Notice what the announcement does not say: the Supercharger network is available for any EV driver to charge anywhere.
I’m well aware. I never said the Supercharger network is open to any EV currently or in the near future.
Your whole point this far has been Ford paid for it. They paid for it. They paid for it. They paid for it. No one else can access the superchargers unless the manufacturer has paid for it. You’ve said it many times in many threads.
I’m saying that’s not necessarily true.
1. Tesla already has mechanisms in place and in use right now for non-Tesla vehicles to access Superchargers without the other auto manufacturer paying for anything. Eg the Magic Dock locations in the US and the opened chargers in Europe.
2. If Ford is paying for anything, they are paying for Tesla to help work together on integration of Plug and Charge and automatic payment with Ford Pass on the back end. Not necessarily for the Supercharger access itself.
3. Tesla is most likely charging Ford or Ford customers a premium as they already do for the opened Superchargers elsewhere. If they are already profitable like they claim to be by offering charging at the Tesla only rates, any additional fees they collect from CCS cars would just be sugar on top. That’s how Tesla would make money from this agreement.
V3 superchargers already have CCS communication capability so
in theory if a physical adapter existed, any CCS car with an adapter could plug in and communicate with a Supercharger stall. The missing part of the equation is activating the charge session and paying for it.

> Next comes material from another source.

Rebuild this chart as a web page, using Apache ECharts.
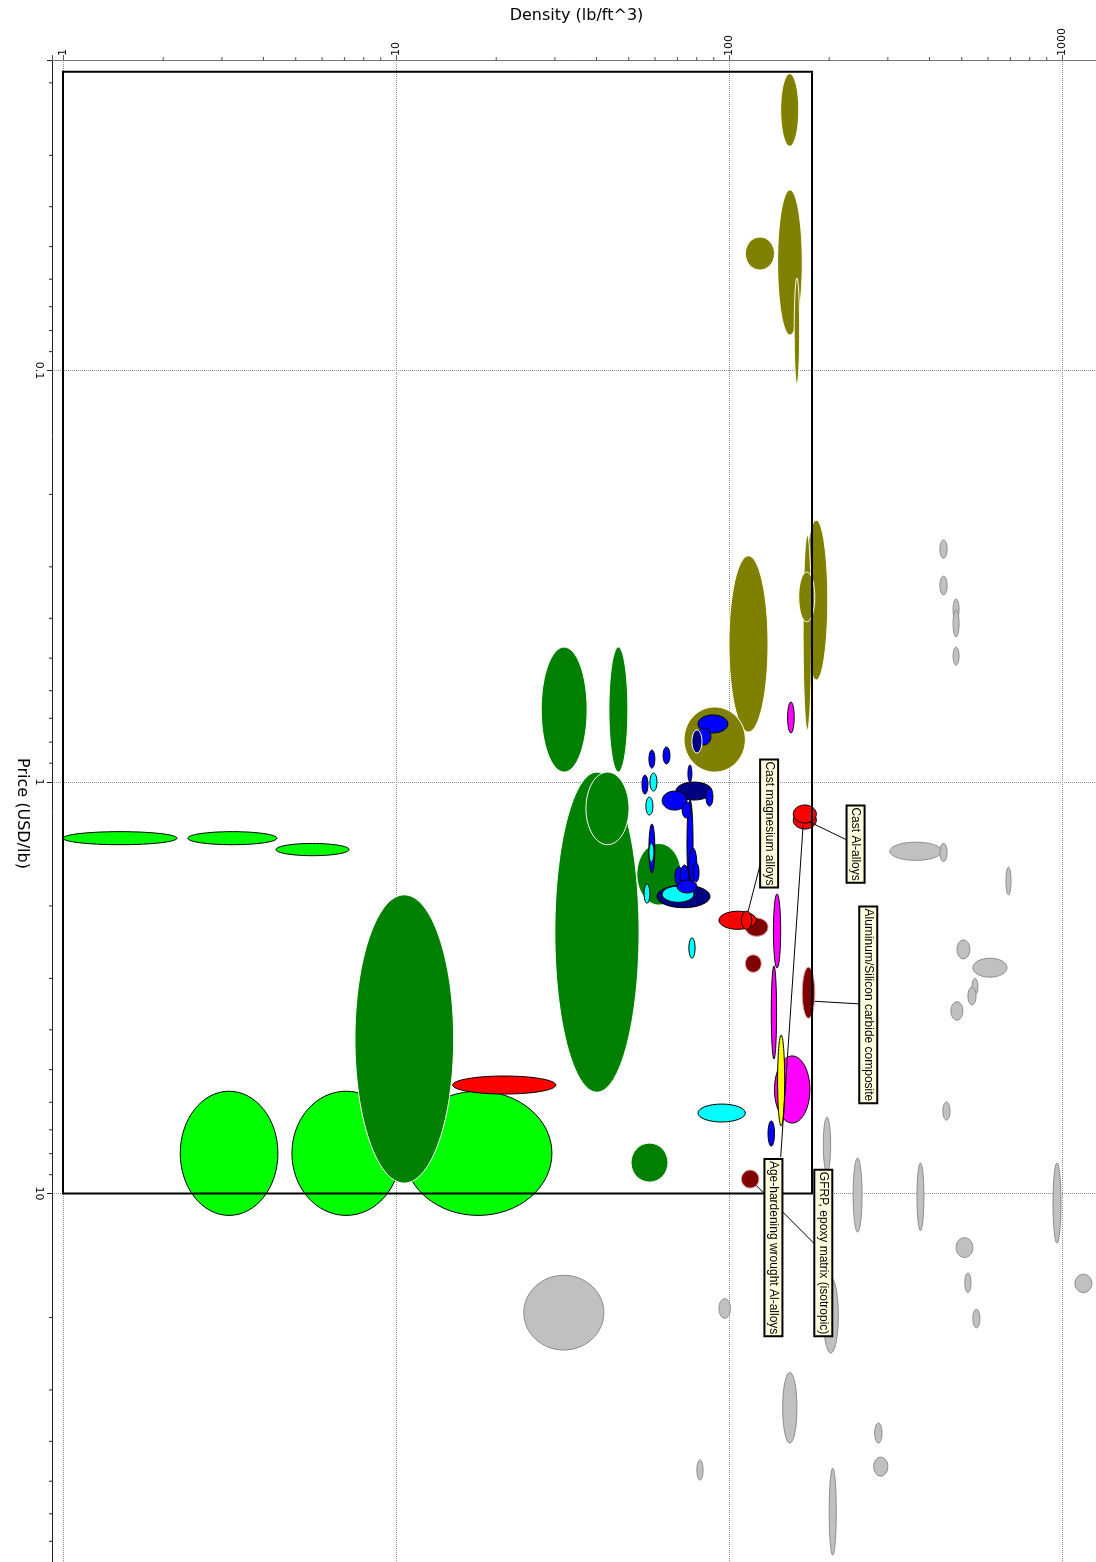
<!DOCTYPE html>
<html>
<head>
<meta charset="utf-8">
<title>Density vs Price</title>
<script src="https://cdn.jsdelivr.net/npm/echarts@6/dist/echarts.min.js"></script>
<style>
  html, body { margin: 0; padding: 0; background: #fff; }
  #chart { width: 1096px; height: 1562px; }
</style>
</head>
<body>
<div id="chart"></div>
<script>
// Material envelopes: [density low, density high, price low, price high]
// density in lb/ft^3, price in USD/lb
const grayOthers = [
  [430, 452, 0.258, 0.286], [430, 452, 0.316, 0.351], [471, 491, 0.359, 0.404],
  [471, 491, 0.382, 0.444], [471, 491, 0.470, 0.520], [304, 436, 1.40, 1.55],
  [430, 452, 1.41, 1.56], [679, 703, 1.61, 1.88], [484, 529, 2.42, 2.69],
  [540, 684, 2.68, 2.98], [537, 559, 3.00, 3.29], [522, 552, 3.15, 3.48],
  [464, 504, 3.42, 3.79], [439, 461, 5.99, 6.63], [192, 202, 6.52, 8.87],
  [236, 251, 8.20, 12.4], [367, 385, 8.43, 12.3], [940, 993, 8.43, 13.2],
  [481, 540, 12.8, 14.3], [511, 533, 15.6, 17.4], [1094, 1230, 15.7, 17.4],
  [540, 567, 19.1, 21.2], [192, 213, 16.0, 24.4], [93.3, 101, 18.0, 20.1],
  [145, 160, 27.2, 40.4], [274, 288, 36.1, 40.4], [272, 300, 43.7, 48.6],
  [80.1, 83.6, 44.4, 49.7], [200, 210, 46.5, 75.6], [24.2, 42.1, 15.8, 24.0]
];
const limeFoams = [
  [1.0, 2.20, 1.32, 1.42], [2.37, 4.39, 1.32, 1.42], [4.36, 7.23, 1.41, 1.51],
  [2.25, 4.42, 5.64, 11.3], [4.87, 10.3, 5.64, 11.3], [10.6, 29.4, 5.64, 11.3]
];
const greenWoods = [
  [27.3, 37.5, 0.470, 0.946], [43.6, 49.7, 0.470, 0.946], [30.0, 53.7, 0.946, 5.67],
  [37.2, 50.1, 0.946, 1.42], [52.9, 71.8, 1.41, 1.99], [7.53, 14.9, 1.88, 9.43],
  [50.8, 65.6, 7.54, 9.38]
];
const oliveMinerals = [
  [143, 162, 0.0190, 0.0285], [140, 166, 0.0364, 0.0820], [112, 137, 0.0474, 0.0570],
  [157, 163, 0.0596, 0.108], [169, 198, 0.231, 0.565], [167, 177, 0.251, 0.747],
  [162, 181, 0.309, 0.408], [100, 131, 0.282, 0.756], [73.3, 112, 0.657, 0.946]
];
const navyBack = [
  [69.3, 88.9, 1.00, 1.106], [60.8, 87.7, 1.78, 2.02]
];
const blueBack = [
  [57.5, 59.9, 0.836, 0.925], [63.4, 66.5, 0.822, 0.904], [54.8, 57.1, 0.962, 1.070],
  [57.5, 59.9, 1.265, 1.664]
];
const cyanPolymers = [
  [80.7, 112, 6.06, 6.70], [75.8, 79.1, 2.39, 2.68], [57.9, 60.8, 0.951, 1.052],
  [56.3, 59.1, 1.088, 1.203], [57.5, 59.5, 1.406, 1.565], [63.0, 78.5, 1.79, 1.96],
  [55.6, 57.9, 1.77, 1.97]
];
const blueFront = [
  [80.7, 99.3, 0.687, 0.760], [80.1, 88.3, 0.739, 0.813], [75.3, 77.4, 0.909, 1.0],
  [74.8, 78.0, 1.106, 1.80], [63.0, 74.8, 1.052, 1.170], [85.3, 89.5, 1.034, 1.144],
  [72.3, 76.9, 1.118, 1.223], [75.8, 80.1, 1.447, 1.75], [78.0, 81.3, 1.573, 1.75],
  [68.8, 72.8, 1.609, 1.78], [71.3, 75.8, 1.591, 1.85], [69.8, 80.1, 1.73, 1.86],
  [131, 137, 6.66, 7.67]
];
const navyFront = [
  [77.4, 83.0, 0.747, 0.850]
];
const maroonAlloys = [
  [112, 131, 2.14, 2.37], [112, 125, 2.63, 2.90], [166, 181, 2.82, 3.75],
  [109, 123, 8.77, 9.70]
];
const redAlloys = [
  [14.8, 30.2, 5.18, 5.73], [93.3, 121, 2.06, 2.28], [109, 117, 2.06, 2.28],
  [156, 183, 1.176, 1.301], [156, 183, 1.137, 1.258]
];
const magentaComposites = [
  [136, 143, 1.87, 2.83], [134, 139, 2.80, 4.71], [137, 175, 4.63, 6.74],
  [150, 157, 0.639, 0.760]
];
const yellowComposites = [
  [140, 147, 4.12, 6.85]
];

// selection box: density range, price range
const selectionDensity = [1, 177.6];
const selectionPrice = [0.0188, 10];

// labels: box centre (density, price), leader start and end
const labelTexts = [
  'Cast magnesium alloys', 'Cast Al-alloys', 'Aluminum/Silicon carbide composite',
  'Age-hardening wrought Al-alloys', 'GFRP, epoxy matrix (isotropic)'
];
const labelDensity = [132, 240, 262, 136, 192];
const labelPrice = [1.261, 1.415, 3.48, 13.53, 13.95];
const leaderFrom = [[124, 1.591], [226, 1.383], [246, 3.46], [143, 8.15], [181, 13.27]];
const leaderTo = [[114, 2.07], [175, 1.251], [181, 3.41], [167, 1.272], [120.5, 9.54]];

// axes
const densityMin = 0.9268, densityMax = 1310;
const priceMin = 0.0176, priceMax = 80.8;
const densityMinorTicks = [2, 3, 4, 5, 6, 7, 8, 9, 20, 30, 40, 50, 60, 70, 80, 90,
  200, 300, 400, 500, 600, 700, 800, 900];
const priceMinorTicks = [0.02, 0.03, 0.04, 0.05, 0.06, 0.07, 0.08, 0.09,
  0.2, 0.3, 0.4, 0.5, 0.6, 0.7, 0.8, 0.9, 2, 3, 4, 5, 6, 7, 8, 9, 20, 30, 40, 50, 60, 70, 80];

const layers = [
  { data: grayOthers, fill: '#c0c0c0', stroke: '#8c8c8c' },
  { data: limeFoams, fill: '#00ff00', stroke: '#000000' },
  { data: greenWoods, fill: '#008000', stroke: '#ffffff' },
  { data: oliveMinerals, fill: '#808000', stroke: '#fffff0' },
  { data: navyBack, fill: '#000080', stroke: '#000000' },
  { data: blueBack, fill: '#0000ff', stroke: '#000000' },
  { data: cyanPolymers, fill: '#00ffff', stroke: '#000000' },
  { data: blueFront, fill: '#0000ff', stroke: '#000000' },
  { data: navyFront, fill: '#000080', stroke: '#ffffff' },
  { data: maroonAlloys, fill: '#800000', stroke: '#e0a0a0' },
  { data: redAlloys, fill: '#ff0000', stroke: '#000000' },
  { data: magentaComposites, fill: '#ff00ff', stroke: '#000000' },
  { data: yellowComposites, fill: '#ffff00', stroke: '#000000' }
];

const isPow10 = (v) => Math.abs(Math.log10(v) - Math.round(Math.log10(v))) < 1e-6;

const ellipseSeries = layers.map(layer => ({
  type: 'custom',
  clip: false,
  silent: true,
  encode: { x: [0, 1], y: [2, 3] },
  data: layer.data,
  renderItem: (params, api) => {
    const p1 = api.coord([api.value(0), api.value(2)]);
    const p2 = api.coord([api.value(1), api.value(3)]);
    return {
      type: 'ellipse',
      shape: {
        cx: (p1[0] + p2[0]) / 2,
        cy: (p1[1] + p2[1]) / 2,
        rx: Math.abs(p2[0] - p1[0]) / 2,
        ry: Math.abs(p2[1] - p1[1]) / 2
      },
      style: { fill: layer.fill, stroke: layer.stroke, lineWidth: 1 }
    };
  }
}));

const chart = echarts.init(document.getElementById('chart'));

chart.setOption({
  animation: false,
  backgroundColor: '#ffffff',
  grid: { left: 52, top: 60, right: -5, bottom: -5, containLabel: false, outerBoundsMode: 'none' },
  xAxis: {
    type: 'log',
    logBase: 10,
    position: 'top',
    min: densityMin,
    max: densityMax,
    name: 'Density (lb/ft^3)',
    nameLocation: 'middle',
    nameGap: 36,
    nameMoveOverlap: false,
    nameTextStyle: { fontFamily: 'DejaVu Sans', fontSize: 16, color: '#000' },
    axisLine: { show: true, lineStyle: { color: '#777', width: 1 } },
    axisTick: { show: true, length: 5, lineStyle: { color: '#555' } },
    axisLabel: {
      rotate: -90,
      margin: 4,
      fontFamily: 'DejaVu Sans',
      fontSize: 11,
      color: '#000',
      formatter: (v) => (isPow10(v) ? String(Math.round(v)) : '')
    },
    splitLine: { show: true, lineStyle: { type: 'dotted', color: '#8c8c8c', width: 1 } }
  },
  yAxis: {
    type: 'log',
    logBase: 10,
    inverse: true,
    min: priceMin,
    max: priceMax,
    name: 'Price (USD/lb)',
    nameLocation: 'middle',
    nameRotate: -90,
    nameGap: 22,
    nameMoveOverlap: false,
    nameTextStyle: { fontFamily: 'DejaVu Sans', fontSize: 16, color: '#000' },
    axisLine: { show: true, lineStyle: { color: '#222', width: 1 } },
    axisTick: { show: true, length: 5, lineStyle: { color: '#222' } },
    axisLabel: {
      rotate: -90,
      margin: 8,
      fontFamily: 'DejaVu Sans',
      fontSize: 11,
      color: '#000',
      formatter: (v) => (isPow10(v) ? String(+v.toPrecision(3)) : '')
    },
    splitLine: { show: true, lineStyle: { type: 'dotted', color: '#8c8c8c', width: 1 } }
  },
  series: [
    // minor ticks on the density axis
    {
      type: 'custom',
      clip: false,
      silent: true,
      data: densityMinorTicks.map(v => [v, 1]),
      encode: { x: 0, y: 1 },
      renderItem: (params, api) => {
        const c = api.coord([api.value(0), 1]);
        const top = params.coordSys.y;
        return {
          type: 'line',
          shape: { x1: c[0], y1: top - 3, x2: c[0], y2: top + 1 },
          style: { stroke: '#555', lineWidth: 1 }
        };
      }
    },
    // minor ticks on the price axis
    {
      type: 'custom',
      clip: false,
      silent: true,
      data: priceMinorTicks.map(v => [1, v]),
      encode: { x: 0, y: 1 },
      renderItem: (params, api) => {
        const c = api.coord([1, api.value(1)]);
        const left = params.coordSys.x;
        return {
          type: 'line',
          shape: { x1: left - 3, y1: c[1], x2: left, y2: c[1] },
          style: { stroke: '#222', lineWidth: 1 }
        };
      }
    },
    ...ellipseSeries,
    // selection rectangle
    {
      type: 'custom',
      clip: false,
      silent: true,
      data: [[selectionDensity[0], selectionDensity[1], selectionPrice[0], selectionPrice[1]]],
      encode: { x: [0, 1], y: [2, 3] },
      renderItem: (params, api) => {
        const p1 = api.coord([api.value(0), api.value(2)]);
        const p2 = api.coord([api.value(1), api.value(3)]);
        return {
          type: 'rect',
          shape: {
            x: Math.min(p1[0], p2[0]),
            y: Math.min(p1[1], p2[1]),
            width: Math.abs(p2[0] - p1[0]),
            height: Math.abs(p2[1] - p1[1])
          },
          style: { fill: 'none', stroke: '#000', lineWidth: 2 }
        };
      }
    },
    // leader lines
    {
      type: 'custom',
      clip: false,
      silent: true,
      data: leaderFrom.map((f, i) => [f[0], f[1], leaderTo[i][0], leaderTo[i][1]]),
      encode: { x: [0, 2], y: [1, 3] },
      renderItem: (params, api) => {
        const a = api.coord([api.value(0), api.value(1)]);
        const b = api.coord([api.value(2), api.value(3)]);
        return {
          type: 'line',
          shape: { x1: a[0], y1: a[1], x2: b[0], y2: b[1] },
          style: { stroke: '#000', lineWidth: 1 }
        };
      }
    },
    // label boxes
    {
      type: 'custom',
      clip: false,
      silent: true,
      data: labelDensity.map((d, i) => [d, labelPrice[i]]),
      encode: { x: 0, y: 1 },
      renderItem: (params, api) => {
        const c = api.coord([api.value(0), api.value(1)]);
        return {
          type: 'text',
          x: c[0],
          y: c[1],
          rotation: -Math.PI / 2,
          style: {
            text: labelTexts[params.dataIndex],
            fontFamily: 'Liberation Sans, Arial, sans-serif',
            fontSize: 12,
            lineHeight: 14,
            fill: '#000',
            align: 'center',
            verticalAlign: 'middle',
            backgroundColor: '#ffffe0',
            borderColor: '#000',
            borderWidth: 2,
            padding: [1, 1]
          }
        };
      }
    }
  ]
});
</script>
</body>
</html>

If Tesla should so choose to do so in the future, they can easily allow all CCS cars to charge at a supercharger at the flip of a switch. Tesla can have people use their self provided CCS1 adapter and activate/pay via app (eg what they already do at Magic Dock locations and in Europe), or they could come out with a “smart” plug and charge adapter that is linked to a Tesla account for automatic billing and bypass the other automaker, or partner with other automakers to provide direct plug and charge integration with Tesla on the back end (eg what Ford is doing). For the last option, Tesla probably would want them to implement NACS before working with another automaker on plug and charge at Superchargers.